Sue: You bet. The cover was done by Terre Dunivant of Gaia Graphics in San Luis Obispo. The first murder takes place in Escarpa el Dorado, which is really supposed to be Montana de Oro, a drop-dead (no pun intended) state park just outside of town. I wanted the cover to depict the murder scene and Terre took my ideas and just ran with them. The "dead" body on the rocks is my 21-year-old granddaughter. Terre took 200+ shots to get that great cover photo. It took three hours on a cold and windy February afternoon. My granddaughter got so wet and cold she changed her clothes three times. We went out for menudo afterwards to warm up.
Marilyn: What are your writing habits? Where do you write?
Sue: I pretty much write first thing in the morning before my head gets jumbled up with other garbage. If I start writing, even if it's only for an hour, I'll come back to it later. But if I start something else first, I seem to end up not writing at all. Lately, it's been harder, because there are so many details to attend to with the book coming out. I guess that's not news to you. One thing I don't do—wait for inspiration to hit. It's been my experience that it almost never hits if I don't sit down at the computer. I guess that comes from making a living as a technical writer. Due dates didn't allow time to wait for inspiration.
Marilyn: What kind of things are you doing to promote Murder in Los Lobos? I know you have a book launch planned. Will you tell about that?
Sue: Of course, my dear. We're having a "Scene of the Clue" book launch at the previously-mentioned Coalesce Bookstore and Wedding Chapel, 845 Main Street, Morro Bay, info: 805-772-2880. The date is Sunday, November 9th, from 1-4 PM. Food and drink, readings, a signing, the whole thing.
The book is going to be carried county-wide in the SLO library system and I'm giving a book talk at the Los Osos library on December 4th, at 6:30 PM. I also plan other library appearances, as many as possible.

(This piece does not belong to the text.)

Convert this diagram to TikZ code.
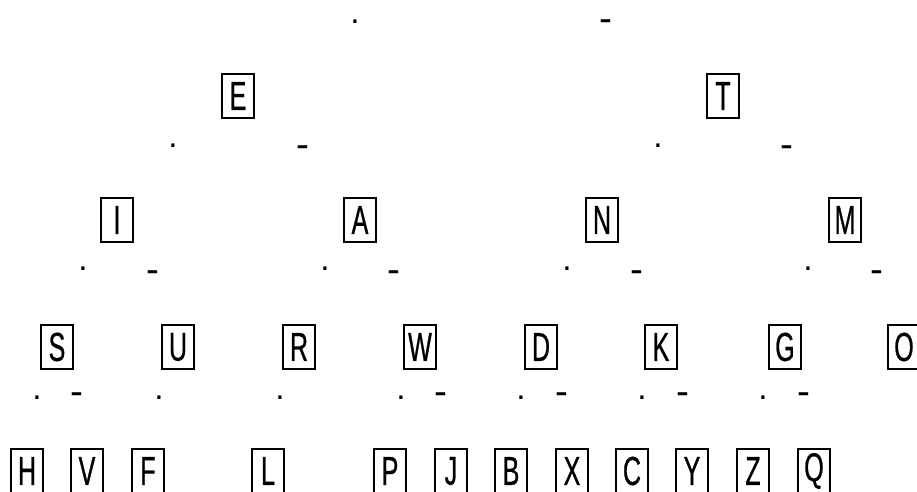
\documentclass[tikz,border=0pt]{standalone}
\usepackage{fontspec}
\setmainfont{Liberation Sans}
\newfontfamily\letterfont[FakeStretch=0.62,FakeBold=0.6]{Liberation Sans}

\begin{document}
\begin{tikzpicture}[
    x=0.02cm, y=-0.02cm,
    letter/.style={draw, line width=1.3pt, inner sep=0pt, minimum width=0.64cm, minimum height=0.88cm, font=\letterfont\fontsize{23}{23}\selectfont},
    dit/.style={inner sep=0pt, font=\fontsize{19}{19}\selectfont},
    dah/.style={inner sep=0pt, font=\fontsize{22}{22}\selectfont}
  ]
    \useasboundingbox (0,0) rectangle (917,492);

    % first signal
    \node[dit] (top-dot) at (355,22) {.};
    \node[dah] (top-dash) at (606,26) {-};

    % level 1
    \node[letter] (E) at (238,96) {E};
    \node[letter] (T) at (723,96) {T};
    \node[dit] (E-dot) at (173,146) {.};
    \node[dah] (E-dash) at (303,152) {-};
    \node[dit] (T-dot) at (658,146) {.};
    \node[dah] (T-dash) at (787,152) {-};

    % level 2
    \node[letter] (I) at (117,220) {I};
    \node[letter] (A) at (360,220) {A};
    \node[letter] (N) at (602,220) {N};
    \node[letter] (M) at (845,220) {M};
    \node[dit] (I-dot) at (83,269) {.};
    \node[dah] (I-dash) at (153,277) {-};
    \node[dit] (A-dot) at (325,269) {.};
    \node[dah] (A-dash) at (394,277) {-};
    \node[dit] (N-dot) at (567,269) {.};
    \node[dah] (N-dash) at (637,277) {-};
    \node[dit] (M-dot) at (808,269) {.};
    \node[dah] (M-dash) at (877,277) {-};

    % level 3
    \node[letter] (S) at (57,347) {S};
    \node[letter] (U) at (178,347) {U};
    \node[letter] (R) at (299,347) {R};
    \node[letter] (W) at (420,347) {W};
    \node[letter] (D) at (541,347) {D};
    \node[letter] (K) at (661,347) {K};
    \node[letter] (G) at (785,347) {G};
    \node[letter] (O) at (904,347) {O};
    \node[dit] (S-dot) at (37,398) {.};
    \node[dah] (S-dash) at (77,399) {-};
    \node[dit] (U-dot) at (159,398) {.};
    \node[dit] (R-dot) at (280,398) {.};
    \node[dit] (W-dot) at (401,398) {.};
    \node[dah] (W-dash) at (441,399) {-};
    \node[dit] (D-dot) at (521,398) {.};
    \node[dah] (D-dash) at (562,399) {-};
    \node[dit] (K-dot) at (642,398) {.};
    \node[dah] (K-dash) at (683,399) {-};
    \node[dit] (G-dot) at (763,398) {.};
    \node[dah] (G-dash) at (804,399) {-};

    % level 4
    \node[letter] (H) at (27,471) {H};
    \node[letter] (V) at (87,471) {V};
    \node[letter] (F) at (148,471) {F};
    \node[letter] (L) at (268,471) {L};
    \node[letter] (P) at (390,471) {P};
    \node[letter] (J) at (451,471) {J};
    \node[letter] (B) at (511,471) {B};
    \node[letter] (X) at (572,471) {X};
    \node[letter] (C) at (632,471) {C};
    \node[letter] (Y) at (692,471) {Y};
    \node[letter] (Z) at (753,471) {Z};
    \node[letter] (Q) at (814,471) {Q};
  \end{tikzpicture}
\end{document}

I'm making a brief speech about how the book got published at the Central Coast Writers Conference at Cuesta College September 27th. I'm passing out author postcards everywhere including the Los Osos Chamber of Commerce. I also plan to contact various civic organizations about speaking engagements. I have a huge To-Do list at this point.

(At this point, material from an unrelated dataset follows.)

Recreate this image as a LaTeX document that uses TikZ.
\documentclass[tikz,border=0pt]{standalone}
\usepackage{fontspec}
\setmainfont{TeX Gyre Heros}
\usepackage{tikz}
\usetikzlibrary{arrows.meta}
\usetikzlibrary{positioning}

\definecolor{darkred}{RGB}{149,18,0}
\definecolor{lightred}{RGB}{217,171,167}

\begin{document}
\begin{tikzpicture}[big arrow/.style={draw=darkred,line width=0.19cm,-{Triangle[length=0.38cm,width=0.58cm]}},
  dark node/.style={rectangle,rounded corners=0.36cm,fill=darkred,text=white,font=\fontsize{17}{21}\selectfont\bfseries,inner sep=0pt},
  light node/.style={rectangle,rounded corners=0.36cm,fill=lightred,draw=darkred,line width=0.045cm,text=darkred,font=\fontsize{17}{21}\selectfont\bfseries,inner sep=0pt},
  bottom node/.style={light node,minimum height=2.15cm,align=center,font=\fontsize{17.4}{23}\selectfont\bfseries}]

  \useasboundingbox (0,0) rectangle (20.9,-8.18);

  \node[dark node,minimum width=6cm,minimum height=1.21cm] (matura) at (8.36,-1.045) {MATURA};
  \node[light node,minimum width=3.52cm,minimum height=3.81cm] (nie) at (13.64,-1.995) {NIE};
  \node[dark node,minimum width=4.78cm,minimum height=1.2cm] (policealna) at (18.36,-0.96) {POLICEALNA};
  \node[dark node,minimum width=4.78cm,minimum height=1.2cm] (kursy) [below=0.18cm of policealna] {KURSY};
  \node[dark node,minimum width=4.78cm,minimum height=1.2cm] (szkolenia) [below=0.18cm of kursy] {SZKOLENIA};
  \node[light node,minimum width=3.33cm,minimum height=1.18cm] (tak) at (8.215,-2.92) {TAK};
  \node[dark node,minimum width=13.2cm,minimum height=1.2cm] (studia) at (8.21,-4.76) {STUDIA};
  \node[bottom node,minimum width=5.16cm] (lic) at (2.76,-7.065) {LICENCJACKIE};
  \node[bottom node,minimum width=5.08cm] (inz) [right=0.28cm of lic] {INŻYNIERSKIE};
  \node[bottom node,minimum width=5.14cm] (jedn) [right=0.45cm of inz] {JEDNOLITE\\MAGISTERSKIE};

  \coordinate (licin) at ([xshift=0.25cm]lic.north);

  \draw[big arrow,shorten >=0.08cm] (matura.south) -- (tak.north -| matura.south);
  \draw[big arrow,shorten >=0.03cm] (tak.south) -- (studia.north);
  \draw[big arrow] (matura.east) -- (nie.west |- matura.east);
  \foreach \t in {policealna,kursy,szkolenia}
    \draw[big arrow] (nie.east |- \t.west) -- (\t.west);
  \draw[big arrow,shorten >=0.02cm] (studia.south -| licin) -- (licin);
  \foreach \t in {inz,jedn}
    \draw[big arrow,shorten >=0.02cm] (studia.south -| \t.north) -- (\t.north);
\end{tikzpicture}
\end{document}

Marilyn: Do you have a webpage?
Sue: Is the Pope Catholic? www.suemcginty.com It's done by Karen McCullough of Karen's Web Works and it's just beautiful. There's another Sue McGinty who's an Australian anthropologist and prolific author and that makes Googling my name difficult.

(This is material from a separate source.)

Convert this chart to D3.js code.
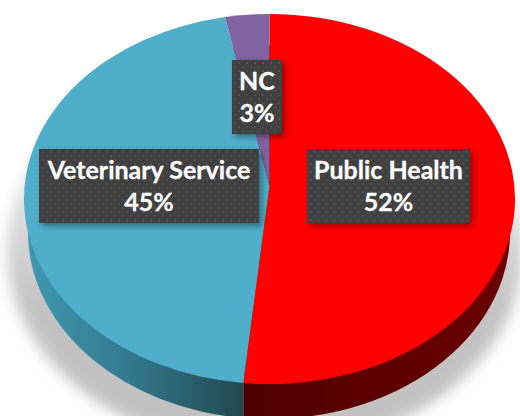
<!DOCTYPE html>
<html>
<head>
<meta charset="utf-8">
<script src="https://d3js.org/d3.v7.min.js"></script>
<style>
  html, body { margin: 0; padding: 0; background: #fff; }
  svg { display: block; }
</style>
</head>
<body>
<div id="chart"></div>
<script>
// Data
var categories = ["Public Health", "NC", "Veterinary Service"];
var sliceValues = [51.7, 45.4, 2.9]; // clockwise from the top: red, blue, purple
var labelValues = [52, 3, 45];
var topColors = ["#ff0000", "#4fafca", "#8064a2"];

// Label box centres, same order as categories
var labelX = [388.5, 257, 149];
var labelY = [186, 97, 186];
var labelW = [163, 50, 220];

var svgWidth = 520;
var svgHeight = 416;

var svg = d3.select("#chart")
    .append("svg")
    .attr("width", svgWidth)
    .attr("height", svgHeight);

var defs = svg.append("defs");

// Step 1: scales for the top face and the (slightly narrower) bottom rim
var xTop = d3.scaleLinear().domain([-1, 1]).range([24, 515]);
var yTop = d3.scaleLinear().domain([-1, 1]).range([14, 384]);
var xBottom = d3.scaleLinear().domain([-1, 1]).range([28, 510]);
var yBottom = d3.scaleLinear().domain([-1, 1]).range([45, 419]);
var apex = { x: xTop(0), y: 186 };

var pie = d3.pie().sort(null);
var slices = pie(sliceValues);

function wedge(d, xs, ys, cx, cy) {
    var rx = (xs(1) - xs(-1)) / 2;
    var ry = (ys(1) - ys(-1)) / 2;
    var x0 = xs(Math.sin(d.startAngle)), y0 = ys(-Math.cos(d.startAngle));
    var x1 = xs(Math.sin(d.endAngle)), y1 = ys(-Math.cos(d.endAngle));
    var large = d.endAngle - d.startAngle > Math.PI ? 1 : 0;
    return `M${cx},${cy}L${x0},${y0}A${rx},${ry} 0 ${large} 1 ${x1},${y1}Z`;
}

// Step 2: soft shadow under the pie
var blur = defs.append("filter")
    .attr("id", "soft")
    .attr("x", "-20%").attr("y", "-20%")
    .attr("width", "140%").attr("height", "140%");
blur.append("feGaussianBlur").attr("stdDeviation", 7);

var shadowFade = defs.append("linearGradient")
    .attr("id", "shadowFade")
    .attr("gradientUnits", "userSpaceOnUse")
    .attr("x1", 0).attr("x2", 0).attr("y1", 130).attr("y2", 310);
shadowFade.append("stop").attr("offset", "0%").attr("stop-color", "#f2f2f2");
shadowFade.append("stop").attr("offset", "100%").attr("stop-color", "#c2c2c2");

svg.append("ellipse")
    .attr("cx", 265)
    .attr("cy", 250)
    .attr("rx", 258)
    .attr("ry", 200)
    .attr("fill", "url(#shadowFade)")
    .attr("filter", "url(#soft)");

// Step 3: side walls
var blueSide = defs.append("linearGradient")
    .attr("id", "blueSide")
    .attr("gradientUnits", "userSpaceOnUse")
    .attr("x1", 30).attr("x2", 243).attr("y1", 0).attr("y2", 0);
blueSide.append("stop").attr("offset", "0%").attr("stop-color", "#4097b0");
blueSide.append("stop").attr("offset", "45%").attr("stop-color", "#347a90");
blueSide.append("stop").attr("offset", "100%").attr("stop-color", "#22484f");

var redSide = defs.append("linearGradient")
    .attr("id", "redSide")
    .attr("gradientUnits", "userSpaceOnUse")
    .attr("x1", 243).attr("x2", 510).attr("y1", 0).attr("y2", 0);
redSide.append("stop").attr("offset", "0%").attr("stop-color", "#4c0000");
redSide.append("stop").attr("offset", "100%").attr("stop-color", "#6c0000");

var sideFills = ["url(#redSide)", "url(#blueSide)", "#5c4a78"];

svg.append("g")
    .selectAll("path")
    .data(slices)
    .enter()
    .append("path")
    .attr("d", d => wedge(d, xBottom, yBottom, xBottom(Math.sin(slices[0].endAngle)), 232))
    .attr("fill", (d, i) => sideFills[i]);

// Step 4: top face
svg.append("g")
    .selectAll("path")
    .data(slices)
    .enter()
    .append("path")
    .attr("d", d => wedge(d, xTop, yTop, apex.x, apex.y))
    .attr("fill", (d, i) => topColors[i]);

// Step 5: labels
var dots = defs.append("pattern")
    .attr("id", "dots")
    .attr("patternUnits", "userSpaceOnUse")
    .attr("width", 8)
    .attr("height", 8);
dots.append("rect").attr("width", 8).attr("height", 8).attr("fill", "#404040");
dots.append("circle").attr("cx", 2).attr("cy", 2).attr("r", 1).attr("fill", "#545454");
dots.append("circle").attr("cx", 6).attr("cy", 6).attr("r", 1).attr("fill", "#545454");

var boxShadow = defs.append("filter")
    .attr("id", "boxShadow")
    .attr("x", "-20%").attr("y", "-20%")
    .attr("width", "140%").attr("height", "140%");
boxShadow.append("feDropShadow")
    .attr("dx", 3).attr("dy", 3)
    .attr("stdDeviation", 3)
    .attr("flood-color", "#000")
    .attr("flood-opacity", 0.4);

var labels = svg.append("g")
    .selectAll("g")
    .data(categories)
    .enter()
    .append("g")
    .attr("transform", (d, i) => `translate(${labelX[i]}, ${labelY[i]})`);

labels.append("rect")
    .attr("x", (d, i) => -labelW[i] / 2)
    .attr("y", -37)
    .attr("width", (d, i) => labelW[i])
    .attr("height", 74)
    .attr("fill", "url(#dots)")
    .attr("filter", "url(#boxShadow)");

labels.append("text")
    .attr("y", -7)
    .attr("text-anchor", "middle")
    .attr("font-family", "Lato")
    .attr("font-weight", 700)
    .attr("font-size", 25)
    .attr("fill", "#fff")
    .attr("stroke", "#fff")
    .attr("stroke-width", 0.3)
    .text(d => d);

labels.append("text")
    .attr("y", 25)
    .attr("text-anchor", "middle")
    .attr("font-family", "Lato")
    .attr("font-weight", 700)
    .attr("font-size", 25)
    .attr("fill", "#fff")
    .attr("stroke", "#fff")
    .attr("stroke-width", 0.3)
    .text((d, i) => labelValues[i] + "%");
</script>
</body>
</html>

Marilyn: What plans do you have for the future? Is this book the first in a series?
Sue: As I said, I see the Bella Kowalski mysteries as a series of three. The second one, which I'm plugging along on, deals with murder and exploitation among the homeless, some of whom are sheltered in the churches in our area. It's working title is MURDER AT CAYAMACA BEACH. I'm also planning a prequel about what happens to Bella when she's still in the convent and her sister is murdered. Bella is from Detroit and her parents lived the whole immigrant experience and this in turn has shaped her worldview, which I think is pretty much the same as mine.
Thanks for the opportunity to do this, Marilyn. Some surprising things just kind of popped out.